__WHAT IS BEING ASKED__.
Would you return the run of lines that starts at the one with "Reproduce this chart with matplotlib." and ends at the one with "from matplotlib.transforms import", ends included, exactly as written and without the images?

__MATERIAL TO PROCESS__.
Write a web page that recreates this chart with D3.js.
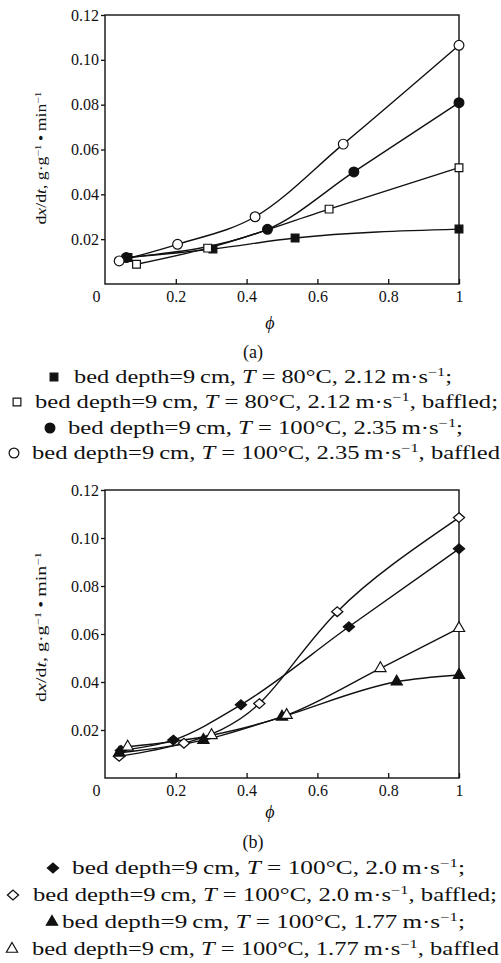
--
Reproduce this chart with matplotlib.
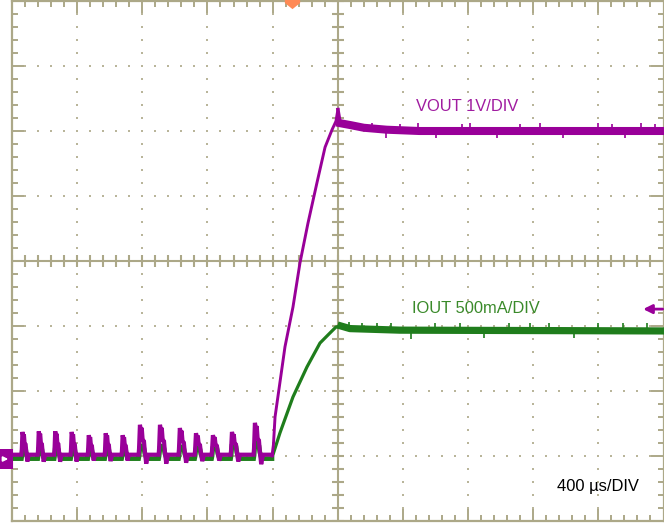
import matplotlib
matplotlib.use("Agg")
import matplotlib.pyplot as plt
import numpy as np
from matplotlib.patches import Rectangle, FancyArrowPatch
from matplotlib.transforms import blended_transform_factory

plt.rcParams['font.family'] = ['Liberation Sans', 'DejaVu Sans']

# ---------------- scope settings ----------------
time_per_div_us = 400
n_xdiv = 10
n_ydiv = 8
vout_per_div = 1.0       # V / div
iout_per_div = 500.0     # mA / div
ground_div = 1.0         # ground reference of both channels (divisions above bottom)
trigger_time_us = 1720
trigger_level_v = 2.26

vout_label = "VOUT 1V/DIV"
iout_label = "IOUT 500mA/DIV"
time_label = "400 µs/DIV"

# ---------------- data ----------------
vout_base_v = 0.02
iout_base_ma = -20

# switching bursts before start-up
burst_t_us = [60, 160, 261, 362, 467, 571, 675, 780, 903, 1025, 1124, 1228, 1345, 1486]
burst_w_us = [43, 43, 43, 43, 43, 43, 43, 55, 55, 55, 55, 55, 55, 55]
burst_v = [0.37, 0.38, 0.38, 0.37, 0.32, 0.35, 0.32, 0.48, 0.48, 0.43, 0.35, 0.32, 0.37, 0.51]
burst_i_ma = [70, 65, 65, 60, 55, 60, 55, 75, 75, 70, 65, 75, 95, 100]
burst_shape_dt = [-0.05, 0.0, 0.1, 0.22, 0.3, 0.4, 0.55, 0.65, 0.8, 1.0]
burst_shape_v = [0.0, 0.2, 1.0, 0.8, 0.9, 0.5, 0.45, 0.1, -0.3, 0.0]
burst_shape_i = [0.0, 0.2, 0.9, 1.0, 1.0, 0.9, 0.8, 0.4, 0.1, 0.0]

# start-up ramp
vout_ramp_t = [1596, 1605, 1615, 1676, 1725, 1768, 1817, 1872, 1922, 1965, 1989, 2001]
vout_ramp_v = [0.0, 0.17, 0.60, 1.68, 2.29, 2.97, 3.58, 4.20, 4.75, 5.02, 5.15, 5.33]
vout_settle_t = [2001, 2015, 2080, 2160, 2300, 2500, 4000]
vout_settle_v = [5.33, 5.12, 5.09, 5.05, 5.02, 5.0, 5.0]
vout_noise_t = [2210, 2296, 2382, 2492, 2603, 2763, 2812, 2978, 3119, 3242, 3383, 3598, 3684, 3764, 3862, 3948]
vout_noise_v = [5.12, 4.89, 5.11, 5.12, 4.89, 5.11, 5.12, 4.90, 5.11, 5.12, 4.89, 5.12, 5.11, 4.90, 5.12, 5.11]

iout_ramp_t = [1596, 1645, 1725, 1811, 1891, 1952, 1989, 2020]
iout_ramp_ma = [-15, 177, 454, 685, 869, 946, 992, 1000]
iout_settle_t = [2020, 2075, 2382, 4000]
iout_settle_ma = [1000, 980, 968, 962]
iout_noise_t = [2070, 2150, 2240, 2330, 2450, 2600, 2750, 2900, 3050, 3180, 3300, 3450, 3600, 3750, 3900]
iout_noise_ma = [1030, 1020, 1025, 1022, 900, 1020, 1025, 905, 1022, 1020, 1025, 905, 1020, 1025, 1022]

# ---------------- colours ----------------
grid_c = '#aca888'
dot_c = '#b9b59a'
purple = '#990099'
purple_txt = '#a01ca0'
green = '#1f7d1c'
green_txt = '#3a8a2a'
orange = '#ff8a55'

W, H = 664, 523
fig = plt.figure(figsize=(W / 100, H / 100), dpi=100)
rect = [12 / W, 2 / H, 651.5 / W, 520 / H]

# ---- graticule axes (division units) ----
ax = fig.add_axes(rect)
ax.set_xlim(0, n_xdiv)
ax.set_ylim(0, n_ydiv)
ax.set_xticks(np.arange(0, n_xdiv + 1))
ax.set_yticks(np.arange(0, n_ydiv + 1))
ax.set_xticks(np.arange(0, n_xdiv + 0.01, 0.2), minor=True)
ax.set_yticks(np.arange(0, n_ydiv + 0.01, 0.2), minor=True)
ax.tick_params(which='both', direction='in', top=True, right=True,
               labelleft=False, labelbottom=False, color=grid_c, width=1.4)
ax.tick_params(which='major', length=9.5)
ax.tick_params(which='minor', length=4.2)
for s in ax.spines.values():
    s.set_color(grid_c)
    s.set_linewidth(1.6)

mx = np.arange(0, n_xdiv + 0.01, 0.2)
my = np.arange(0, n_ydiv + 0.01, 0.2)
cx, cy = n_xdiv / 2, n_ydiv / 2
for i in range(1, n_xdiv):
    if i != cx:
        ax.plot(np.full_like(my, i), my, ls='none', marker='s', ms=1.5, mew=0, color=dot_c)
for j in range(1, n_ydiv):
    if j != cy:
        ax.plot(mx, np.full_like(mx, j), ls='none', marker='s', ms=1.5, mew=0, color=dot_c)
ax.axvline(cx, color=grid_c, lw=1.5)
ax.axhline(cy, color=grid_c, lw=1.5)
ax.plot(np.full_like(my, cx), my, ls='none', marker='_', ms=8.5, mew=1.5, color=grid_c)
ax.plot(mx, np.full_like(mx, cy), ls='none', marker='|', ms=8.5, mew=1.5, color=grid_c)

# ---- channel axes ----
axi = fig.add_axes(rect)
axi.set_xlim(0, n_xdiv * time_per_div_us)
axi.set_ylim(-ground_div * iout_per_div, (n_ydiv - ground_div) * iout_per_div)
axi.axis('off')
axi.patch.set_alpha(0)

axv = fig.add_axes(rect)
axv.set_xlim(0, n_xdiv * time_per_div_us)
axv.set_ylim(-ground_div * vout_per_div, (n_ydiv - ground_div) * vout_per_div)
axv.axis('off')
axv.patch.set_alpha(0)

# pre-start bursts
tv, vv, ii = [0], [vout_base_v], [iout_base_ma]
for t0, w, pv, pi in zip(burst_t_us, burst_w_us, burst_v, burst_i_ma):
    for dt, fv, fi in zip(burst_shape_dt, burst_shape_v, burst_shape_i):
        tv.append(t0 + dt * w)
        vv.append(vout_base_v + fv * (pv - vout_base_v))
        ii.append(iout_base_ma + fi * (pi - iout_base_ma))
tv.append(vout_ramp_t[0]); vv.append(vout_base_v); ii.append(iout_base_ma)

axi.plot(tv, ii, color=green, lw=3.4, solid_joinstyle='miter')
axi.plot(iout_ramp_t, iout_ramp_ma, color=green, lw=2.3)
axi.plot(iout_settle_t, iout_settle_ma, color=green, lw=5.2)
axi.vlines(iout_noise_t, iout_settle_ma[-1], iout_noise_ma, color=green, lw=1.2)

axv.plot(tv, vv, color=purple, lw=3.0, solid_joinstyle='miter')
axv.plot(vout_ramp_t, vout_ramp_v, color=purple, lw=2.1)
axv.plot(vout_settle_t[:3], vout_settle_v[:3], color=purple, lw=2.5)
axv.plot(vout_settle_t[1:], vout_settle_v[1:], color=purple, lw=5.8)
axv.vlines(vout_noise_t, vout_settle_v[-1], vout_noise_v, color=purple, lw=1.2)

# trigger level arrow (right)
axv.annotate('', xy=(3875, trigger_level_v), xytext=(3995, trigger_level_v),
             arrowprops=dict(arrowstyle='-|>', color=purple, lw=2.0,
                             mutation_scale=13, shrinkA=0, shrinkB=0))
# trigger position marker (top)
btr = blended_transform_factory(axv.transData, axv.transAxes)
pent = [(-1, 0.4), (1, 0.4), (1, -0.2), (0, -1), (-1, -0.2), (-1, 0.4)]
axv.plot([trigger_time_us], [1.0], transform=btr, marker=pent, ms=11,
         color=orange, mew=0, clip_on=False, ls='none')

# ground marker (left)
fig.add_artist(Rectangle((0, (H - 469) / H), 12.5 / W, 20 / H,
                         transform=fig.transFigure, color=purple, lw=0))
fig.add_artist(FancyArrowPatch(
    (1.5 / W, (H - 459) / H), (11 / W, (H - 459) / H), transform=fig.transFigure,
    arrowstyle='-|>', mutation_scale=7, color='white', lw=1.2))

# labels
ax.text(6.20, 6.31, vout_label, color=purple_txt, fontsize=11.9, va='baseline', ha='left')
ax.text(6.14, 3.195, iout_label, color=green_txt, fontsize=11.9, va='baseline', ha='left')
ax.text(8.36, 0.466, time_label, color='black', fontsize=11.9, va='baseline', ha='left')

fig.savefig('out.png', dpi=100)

__FULL SOLUTION__.
Reproduce this chart with matplotlib.
import matplotlib
matplotlib.use("Agg")
import matplotlib.pyplot as plt
import numpy as np
from matplotlib.patches import Rectangle, FancyArrowPatch
from matplotlib.transforms import blended_transform_factory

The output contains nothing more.